====== DATA ======

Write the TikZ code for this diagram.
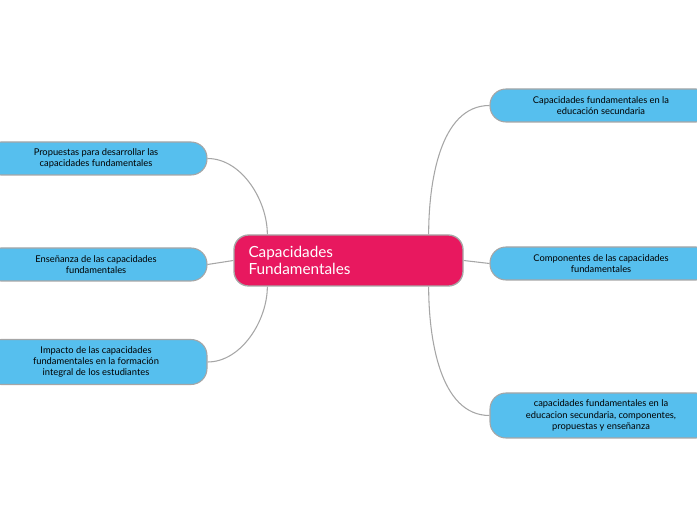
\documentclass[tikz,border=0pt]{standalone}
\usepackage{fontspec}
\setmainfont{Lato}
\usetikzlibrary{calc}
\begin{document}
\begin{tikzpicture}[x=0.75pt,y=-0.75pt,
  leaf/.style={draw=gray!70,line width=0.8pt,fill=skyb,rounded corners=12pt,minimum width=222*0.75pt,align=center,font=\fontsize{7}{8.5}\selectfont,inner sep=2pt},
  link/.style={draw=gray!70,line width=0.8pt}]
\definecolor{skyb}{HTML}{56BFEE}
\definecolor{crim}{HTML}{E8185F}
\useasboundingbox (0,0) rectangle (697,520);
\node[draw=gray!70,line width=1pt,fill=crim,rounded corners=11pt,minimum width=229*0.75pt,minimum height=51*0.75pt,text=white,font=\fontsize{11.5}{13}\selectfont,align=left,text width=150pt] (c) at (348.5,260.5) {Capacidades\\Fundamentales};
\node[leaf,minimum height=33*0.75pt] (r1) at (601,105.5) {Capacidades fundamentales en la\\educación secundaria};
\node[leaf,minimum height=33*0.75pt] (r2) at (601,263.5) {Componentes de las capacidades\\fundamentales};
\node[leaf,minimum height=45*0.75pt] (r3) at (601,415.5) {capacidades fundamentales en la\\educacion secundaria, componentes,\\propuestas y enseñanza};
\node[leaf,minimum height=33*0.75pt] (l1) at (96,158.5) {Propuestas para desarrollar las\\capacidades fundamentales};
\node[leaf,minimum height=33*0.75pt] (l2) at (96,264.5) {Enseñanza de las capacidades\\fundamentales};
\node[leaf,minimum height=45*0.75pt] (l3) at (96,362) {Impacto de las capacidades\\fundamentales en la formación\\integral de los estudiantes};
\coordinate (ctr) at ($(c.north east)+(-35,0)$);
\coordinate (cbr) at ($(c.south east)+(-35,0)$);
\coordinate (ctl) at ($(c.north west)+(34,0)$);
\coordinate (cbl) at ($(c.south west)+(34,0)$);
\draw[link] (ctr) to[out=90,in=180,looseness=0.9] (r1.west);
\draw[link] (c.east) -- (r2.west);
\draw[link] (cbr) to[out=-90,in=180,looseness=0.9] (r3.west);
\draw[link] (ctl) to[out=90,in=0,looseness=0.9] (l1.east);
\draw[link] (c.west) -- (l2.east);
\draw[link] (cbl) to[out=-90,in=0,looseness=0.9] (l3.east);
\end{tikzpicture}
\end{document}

======

### REQUEST
Your task is to repeat the material above exactly, without its pictures.

### SOLUTION TO THIS PROBLEM
Write the TikZ code for this diagram.
\documentclass[tikz,border=0pt]{standalone}
\usepackage{fontspec}
\setmainfont{Lato}
\usetikzlibrary{calc}
\begin{document}
\begin{tikzpicture}[x=0.75pt,y=-0.75pt,
  leaf/.style={draw=gray!70,line width=0.8pt,fill=skyb,rounded corners=12pt,minimum width=222*0.75pt,align=center,font=\fontsize{7}{8.5}\selectfont,inner sep=2pt},
  link/.style={draw=gray!70,line width=0.8pt}]
\definecolor{skyb}{HTML}{56BFEE}
\definecolor{crim}{HTML}{E8185F}
\useasboundingbox (0,0) rectangle (697,520);
\node[draw=gray!70,line width=1pt,fill=crim,rounded corners=11pt,minimum width=229*0.75pt,minimum height=51*0.75pt,text=white,font=\fontsize{11.5}{13}\selectfont,align=left,text width=150pt] (c) at (348.5,260.5) {Capacidades\\Fundamentales};
\node[leaf,minimum height=33*0.75pt] (r1) at (601,105.5) {Capacidades fundamentales en la\\educación secundaria};
\node[leaf,minimum height=33*0.75pt] (r2) at (601,263.5) {Componentes de las capacidades\\fundamentales};
\node[leaf,minimum height=45*0.75pt] (r3) at (601,415.5) {capacidades fundamentales en la\\educacion secundaria, componentes,\\propuestas y enseñanza};
\node[leaf,minimum height=33*0.75pt] (l1) at (96,158.5) {Propuestas para desarrollar las\\capacidades fundamentales};
\node[leaf,minimum height=33*0.75pt] (l2) at (96,264.5) {Enseñanza de las capacidades\\fundamentales};
\node[leaf,minimum height=45*0.75pt] (l3) at (96,362) {Impacto de las capacidades\\fundamentales en la formación\\integral de los estudiantes};
\coordinate (ctr) at ($(c.north east)+(-35,0)$);
\coordinate (cbr) at ($(c.south east)+(-35,0)$);
\coordinate (ctl) at ($(c.north west)+(34,0)$);
\coordinate (cbl) at ($(c.south west)+(34,0)$);
\draw[link] (ctr) to[out=90,in=180,looseness=0.9] (r1.west);
\draw[link] (c.east) -- (r2.west);
\draw[link] (cbr) to[out=-90,in=180,looseness=0.9] (r3.west);
\draw[link] (ctl) to[out=90,in=0,looseness=0.9] (l1.east);
\draw[link] (c.west) -- (l2.east);
\draw[link] (cbl) to[out=-90,in=0,looseness=0.9] (l3.east);
\end{tikzpicture}
\end{document}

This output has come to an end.